■ Exercise details ■
Retype only the lines below from the one with "Emit a Python" to the one with "x_ticks = [0, 200, 400, 600, 800, 1000]", inclusive, skipping every image.

═══ Provided records

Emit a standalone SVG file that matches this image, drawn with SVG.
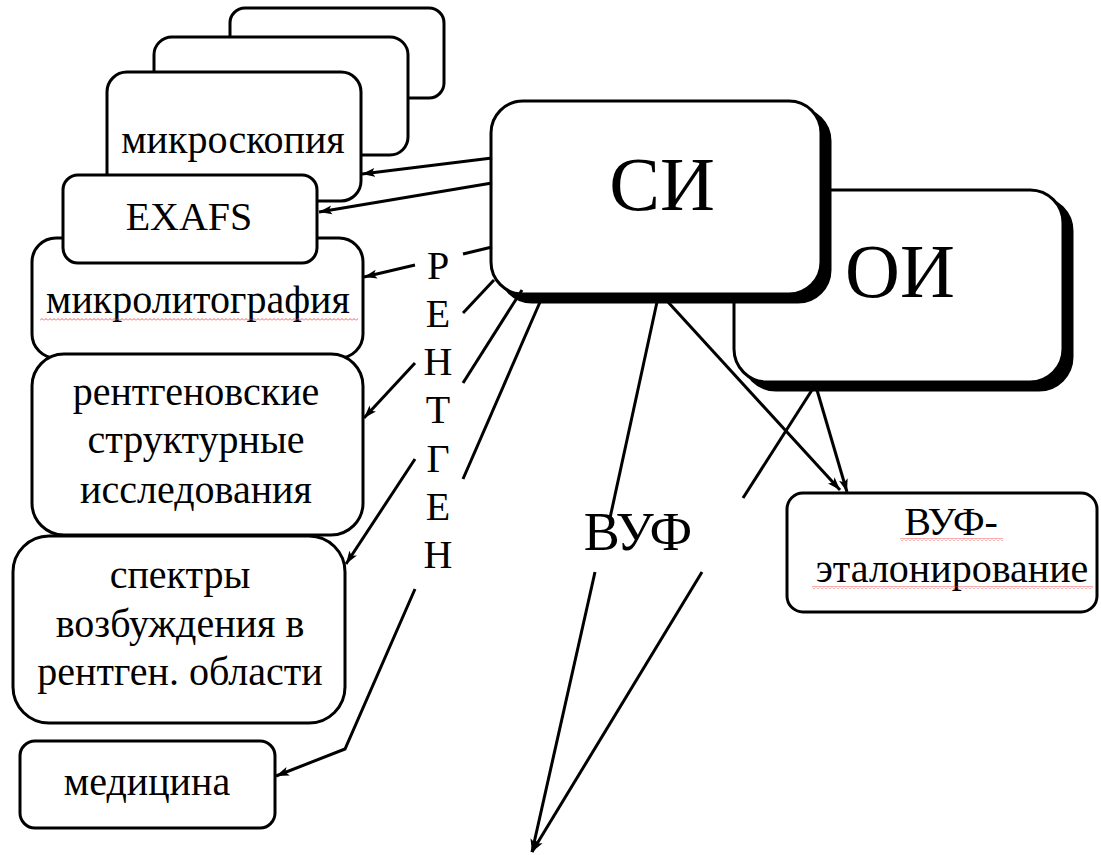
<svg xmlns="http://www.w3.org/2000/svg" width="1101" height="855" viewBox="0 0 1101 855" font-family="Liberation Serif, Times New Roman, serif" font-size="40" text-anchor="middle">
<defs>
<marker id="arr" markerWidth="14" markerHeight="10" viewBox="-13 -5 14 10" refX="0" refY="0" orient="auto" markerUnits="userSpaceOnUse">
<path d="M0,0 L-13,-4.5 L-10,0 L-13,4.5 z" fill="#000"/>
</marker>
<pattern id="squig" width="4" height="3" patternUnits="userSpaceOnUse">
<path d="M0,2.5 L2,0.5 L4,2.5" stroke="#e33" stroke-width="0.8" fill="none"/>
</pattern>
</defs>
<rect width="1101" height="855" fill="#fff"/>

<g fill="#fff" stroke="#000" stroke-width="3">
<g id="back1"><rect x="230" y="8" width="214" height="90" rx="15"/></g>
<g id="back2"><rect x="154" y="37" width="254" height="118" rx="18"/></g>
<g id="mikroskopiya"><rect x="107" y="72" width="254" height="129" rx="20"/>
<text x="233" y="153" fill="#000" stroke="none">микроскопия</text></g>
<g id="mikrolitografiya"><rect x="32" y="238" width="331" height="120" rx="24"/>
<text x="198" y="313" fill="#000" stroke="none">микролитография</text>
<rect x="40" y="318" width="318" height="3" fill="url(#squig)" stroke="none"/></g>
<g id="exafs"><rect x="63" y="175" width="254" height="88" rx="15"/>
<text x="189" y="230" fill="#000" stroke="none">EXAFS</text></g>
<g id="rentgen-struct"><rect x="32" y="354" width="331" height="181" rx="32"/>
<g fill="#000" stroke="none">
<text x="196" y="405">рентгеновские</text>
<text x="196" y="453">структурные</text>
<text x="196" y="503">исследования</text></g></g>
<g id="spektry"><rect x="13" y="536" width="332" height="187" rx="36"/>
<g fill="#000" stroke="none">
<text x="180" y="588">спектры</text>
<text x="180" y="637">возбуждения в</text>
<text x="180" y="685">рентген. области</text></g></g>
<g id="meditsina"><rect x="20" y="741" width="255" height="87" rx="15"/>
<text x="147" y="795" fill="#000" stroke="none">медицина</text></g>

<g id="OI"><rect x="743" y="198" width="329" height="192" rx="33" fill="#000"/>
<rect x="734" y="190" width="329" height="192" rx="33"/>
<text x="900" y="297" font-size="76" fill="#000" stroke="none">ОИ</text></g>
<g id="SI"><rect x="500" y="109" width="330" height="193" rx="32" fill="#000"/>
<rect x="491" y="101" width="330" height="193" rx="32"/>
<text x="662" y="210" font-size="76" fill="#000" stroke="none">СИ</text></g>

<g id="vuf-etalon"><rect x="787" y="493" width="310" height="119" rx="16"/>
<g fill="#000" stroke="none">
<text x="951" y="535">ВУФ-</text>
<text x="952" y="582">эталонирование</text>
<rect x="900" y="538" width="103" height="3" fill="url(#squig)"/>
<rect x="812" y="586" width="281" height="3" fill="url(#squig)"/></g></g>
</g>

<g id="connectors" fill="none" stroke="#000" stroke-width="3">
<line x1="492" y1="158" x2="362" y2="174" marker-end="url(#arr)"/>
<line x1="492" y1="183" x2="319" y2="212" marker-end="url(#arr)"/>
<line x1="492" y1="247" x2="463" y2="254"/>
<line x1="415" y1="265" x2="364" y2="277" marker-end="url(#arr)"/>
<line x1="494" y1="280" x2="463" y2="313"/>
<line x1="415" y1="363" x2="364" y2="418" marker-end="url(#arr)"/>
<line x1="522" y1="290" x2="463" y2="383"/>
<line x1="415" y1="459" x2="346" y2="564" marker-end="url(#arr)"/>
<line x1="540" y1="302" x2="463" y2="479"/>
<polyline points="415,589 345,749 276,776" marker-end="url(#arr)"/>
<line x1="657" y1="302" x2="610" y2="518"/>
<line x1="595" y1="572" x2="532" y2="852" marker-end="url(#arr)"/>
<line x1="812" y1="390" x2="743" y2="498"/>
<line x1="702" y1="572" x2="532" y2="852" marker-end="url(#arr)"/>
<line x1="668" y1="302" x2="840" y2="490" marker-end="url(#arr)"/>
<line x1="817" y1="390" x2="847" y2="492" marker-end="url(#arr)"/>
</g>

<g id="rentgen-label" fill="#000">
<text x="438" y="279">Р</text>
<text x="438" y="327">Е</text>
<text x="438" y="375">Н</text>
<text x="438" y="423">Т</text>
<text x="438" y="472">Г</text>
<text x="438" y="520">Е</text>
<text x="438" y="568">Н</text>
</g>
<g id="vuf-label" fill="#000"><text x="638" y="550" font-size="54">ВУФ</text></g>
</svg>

══════
═══ Provided records

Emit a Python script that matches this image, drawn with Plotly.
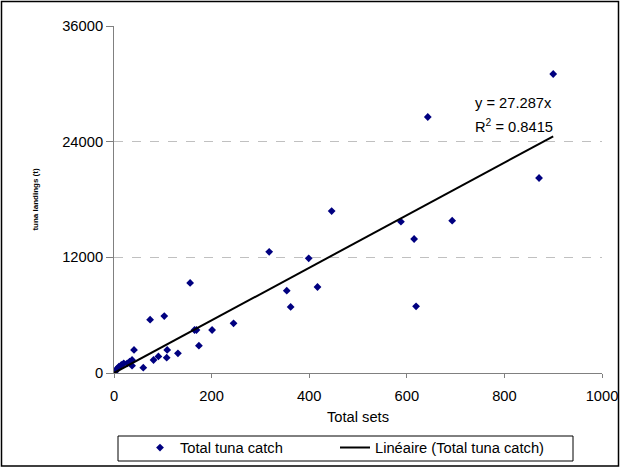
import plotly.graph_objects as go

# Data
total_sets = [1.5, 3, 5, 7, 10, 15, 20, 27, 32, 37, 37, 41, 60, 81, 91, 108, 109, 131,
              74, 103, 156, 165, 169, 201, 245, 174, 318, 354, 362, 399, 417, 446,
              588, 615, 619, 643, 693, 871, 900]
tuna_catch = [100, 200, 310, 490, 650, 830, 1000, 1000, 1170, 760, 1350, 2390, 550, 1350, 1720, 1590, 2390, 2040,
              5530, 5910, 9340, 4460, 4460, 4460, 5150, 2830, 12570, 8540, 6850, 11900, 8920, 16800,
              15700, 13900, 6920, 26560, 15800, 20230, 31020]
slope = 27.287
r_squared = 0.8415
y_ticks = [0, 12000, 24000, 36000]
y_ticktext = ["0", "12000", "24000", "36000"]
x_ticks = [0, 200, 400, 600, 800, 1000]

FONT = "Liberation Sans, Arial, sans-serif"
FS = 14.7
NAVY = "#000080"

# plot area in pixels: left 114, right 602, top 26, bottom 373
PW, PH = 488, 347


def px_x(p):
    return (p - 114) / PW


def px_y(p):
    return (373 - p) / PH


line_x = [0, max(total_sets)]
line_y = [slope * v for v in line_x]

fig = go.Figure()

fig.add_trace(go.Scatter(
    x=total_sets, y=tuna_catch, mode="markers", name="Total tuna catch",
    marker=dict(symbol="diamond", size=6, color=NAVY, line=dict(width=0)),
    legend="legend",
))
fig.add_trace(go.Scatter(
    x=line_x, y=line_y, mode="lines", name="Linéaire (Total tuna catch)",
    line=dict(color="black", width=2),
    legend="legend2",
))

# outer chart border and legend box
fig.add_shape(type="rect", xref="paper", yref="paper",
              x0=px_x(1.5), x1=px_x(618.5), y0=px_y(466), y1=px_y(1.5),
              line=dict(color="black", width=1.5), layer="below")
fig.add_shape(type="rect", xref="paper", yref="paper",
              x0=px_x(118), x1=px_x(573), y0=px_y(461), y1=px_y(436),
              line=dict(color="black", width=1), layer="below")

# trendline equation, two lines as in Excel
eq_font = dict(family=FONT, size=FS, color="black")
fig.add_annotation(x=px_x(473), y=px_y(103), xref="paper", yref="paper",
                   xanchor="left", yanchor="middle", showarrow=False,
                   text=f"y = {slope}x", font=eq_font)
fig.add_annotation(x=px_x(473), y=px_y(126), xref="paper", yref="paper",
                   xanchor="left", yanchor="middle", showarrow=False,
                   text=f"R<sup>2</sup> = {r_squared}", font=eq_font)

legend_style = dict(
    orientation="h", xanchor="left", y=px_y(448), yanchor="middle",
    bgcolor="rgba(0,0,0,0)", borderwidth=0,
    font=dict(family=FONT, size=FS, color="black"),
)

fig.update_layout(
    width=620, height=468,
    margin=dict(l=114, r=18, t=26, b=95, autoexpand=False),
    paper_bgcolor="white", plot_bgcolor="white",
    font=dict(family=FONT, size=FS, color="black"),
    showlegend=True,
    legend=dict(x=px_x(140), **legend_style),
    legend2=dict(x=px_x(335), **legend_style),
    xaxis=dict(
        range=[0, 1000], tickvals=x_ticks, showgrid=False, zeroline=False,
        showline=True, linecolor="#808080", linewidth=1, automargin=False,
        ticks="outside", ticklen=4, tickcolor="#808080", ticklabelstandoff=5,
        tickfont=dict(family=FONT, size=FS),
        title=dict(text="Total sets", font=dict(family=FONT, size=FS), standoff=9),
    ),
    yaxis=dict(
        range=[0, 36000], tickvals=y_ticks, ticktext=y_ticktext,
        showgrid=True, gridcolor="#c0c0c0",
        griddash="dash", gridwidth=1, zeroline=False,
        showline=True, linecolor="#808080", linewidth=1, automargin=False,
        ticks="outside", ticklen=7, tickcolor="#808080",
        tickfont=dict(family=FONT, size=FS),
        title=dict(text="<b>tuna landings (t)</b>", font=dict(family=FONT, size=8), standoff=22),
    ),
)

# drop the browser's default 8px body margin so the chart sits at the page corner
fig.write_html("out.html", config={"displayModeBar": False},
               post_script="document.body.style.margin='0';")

══════
═══ Provided records

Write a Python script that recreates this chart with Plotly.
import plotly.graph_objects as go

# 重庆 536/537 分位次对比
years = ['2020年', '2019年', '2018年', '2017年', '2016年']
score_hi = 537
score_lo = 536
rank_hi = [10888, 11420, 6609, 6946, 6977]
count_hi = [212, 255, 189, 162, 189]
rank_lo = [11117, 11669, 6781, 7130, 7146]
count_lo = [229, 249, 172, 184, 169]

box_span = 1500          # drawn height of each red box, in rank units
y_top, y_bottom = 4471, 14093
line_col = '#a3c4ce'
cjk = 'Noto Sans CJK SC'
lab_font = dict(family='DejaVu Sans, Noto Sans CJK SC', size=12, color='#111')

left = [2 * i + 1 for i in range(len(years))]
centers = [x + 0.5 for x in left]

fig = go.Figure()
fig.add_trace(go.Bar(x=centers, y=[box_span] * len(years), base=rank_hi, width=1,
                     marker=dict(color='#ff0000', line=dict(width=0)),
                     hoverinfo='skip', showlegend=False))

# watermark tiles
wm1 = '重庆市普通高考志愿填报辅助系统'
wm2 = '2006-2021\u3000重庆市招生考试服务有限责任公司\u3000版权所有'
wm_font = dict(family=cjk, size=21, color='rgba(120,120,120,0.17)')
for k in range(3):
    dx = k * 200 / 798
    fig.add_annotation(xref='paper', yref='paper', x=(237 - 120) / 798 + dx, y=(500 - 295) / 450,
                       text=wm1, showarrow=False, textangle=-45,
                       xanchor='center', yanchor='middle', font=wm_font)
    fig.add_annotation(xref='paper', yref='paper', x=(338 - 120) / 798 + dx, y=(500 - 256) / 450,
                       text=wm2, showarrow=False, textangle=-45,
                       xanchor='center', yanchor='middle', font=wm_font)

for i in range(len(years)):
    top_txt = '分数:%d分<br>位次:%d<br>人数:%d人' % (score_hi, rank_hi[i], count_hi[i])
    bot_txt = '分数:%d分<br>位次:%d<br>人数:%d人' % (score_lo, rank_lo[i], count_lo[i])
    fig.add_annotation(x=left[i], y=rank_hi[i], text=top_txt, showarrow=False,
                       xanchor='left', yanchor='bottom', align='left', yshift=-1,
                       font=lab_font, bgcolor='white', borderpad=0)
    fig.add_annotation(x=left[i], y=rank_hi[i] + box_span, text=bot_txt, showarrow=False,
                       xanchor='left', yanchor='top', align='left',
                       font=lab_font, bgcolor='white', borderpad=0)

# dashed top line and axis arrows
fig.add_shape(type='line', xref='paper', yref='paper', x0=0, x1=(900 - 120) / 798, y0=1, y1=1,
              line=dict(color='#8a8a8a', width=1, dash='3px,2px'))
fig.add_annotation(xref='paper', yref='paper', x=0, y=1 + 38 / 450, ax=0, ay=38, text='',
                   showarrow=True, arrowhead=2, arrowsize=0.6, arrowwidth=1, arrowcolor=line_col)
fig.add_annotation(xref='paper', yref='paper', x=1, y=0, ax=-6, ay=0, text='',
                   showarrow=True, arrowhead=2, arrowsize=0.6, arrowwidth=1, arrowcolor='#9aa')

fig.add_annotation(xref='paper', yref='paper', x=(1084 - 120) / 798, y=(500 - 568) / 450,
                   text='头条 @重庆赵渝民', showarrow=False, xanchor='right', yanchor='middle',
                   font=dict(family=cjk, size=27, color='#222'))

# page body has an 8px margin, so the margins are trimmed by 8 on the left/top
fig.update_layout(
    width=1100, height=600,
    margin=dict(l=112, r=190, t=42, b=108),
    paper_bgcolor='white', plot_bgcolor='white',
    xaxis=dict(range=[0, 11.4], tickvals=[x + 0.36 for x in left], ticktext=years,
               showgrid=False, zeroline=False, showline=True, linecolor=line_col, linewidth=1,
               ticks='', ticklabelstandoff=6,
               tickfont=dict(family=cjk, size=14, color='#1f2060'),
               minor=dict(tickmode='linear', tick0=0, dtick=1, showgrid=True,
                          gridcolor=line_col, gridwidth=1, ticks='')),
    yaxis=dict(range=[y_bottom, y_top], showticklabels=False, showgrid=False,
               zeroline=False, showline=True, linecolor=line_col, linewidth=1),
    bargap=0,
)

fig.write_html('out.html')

══════

■ Full output ■
Emit a Python script that matches this image, drawn with Plotly.
import plotly.graph_objects as go

# Data
total_sets = [1.5, 3, 5, 7, 10, 15, 20, 27, 32, 37, 37, 41, 60, 81, 91, 108, 109, 131,
              74, 103, 156, 165, 169, 201, 245, 174, 318, 354, 362, 399, 417, 446,
              588, 615, 619, 643, 693, 871, 900]
tuna_catch = [100, 200, 310, 490, 650, 830, 1000, 1000, 1170, 760, 1350, 2390, 550, 1350, 1720, 1590, 2390, 2040,
              5530, 5910, 9340, 4460, 4460, 4460, 5150, 2830, 12570, 8540, 6850, 11900, 8920, 16800,
              15700, 13900, 6920, 26560, 15800, 20230, 31020]
slope = 27.287
r_squared = 0.8415
y_ticks = [0, 12000, 24000, 36000]
y_ticktext = ["0", "12000", "24000", "36000"]
x_ticks = [0, 200, 400, 600, 800, 1000]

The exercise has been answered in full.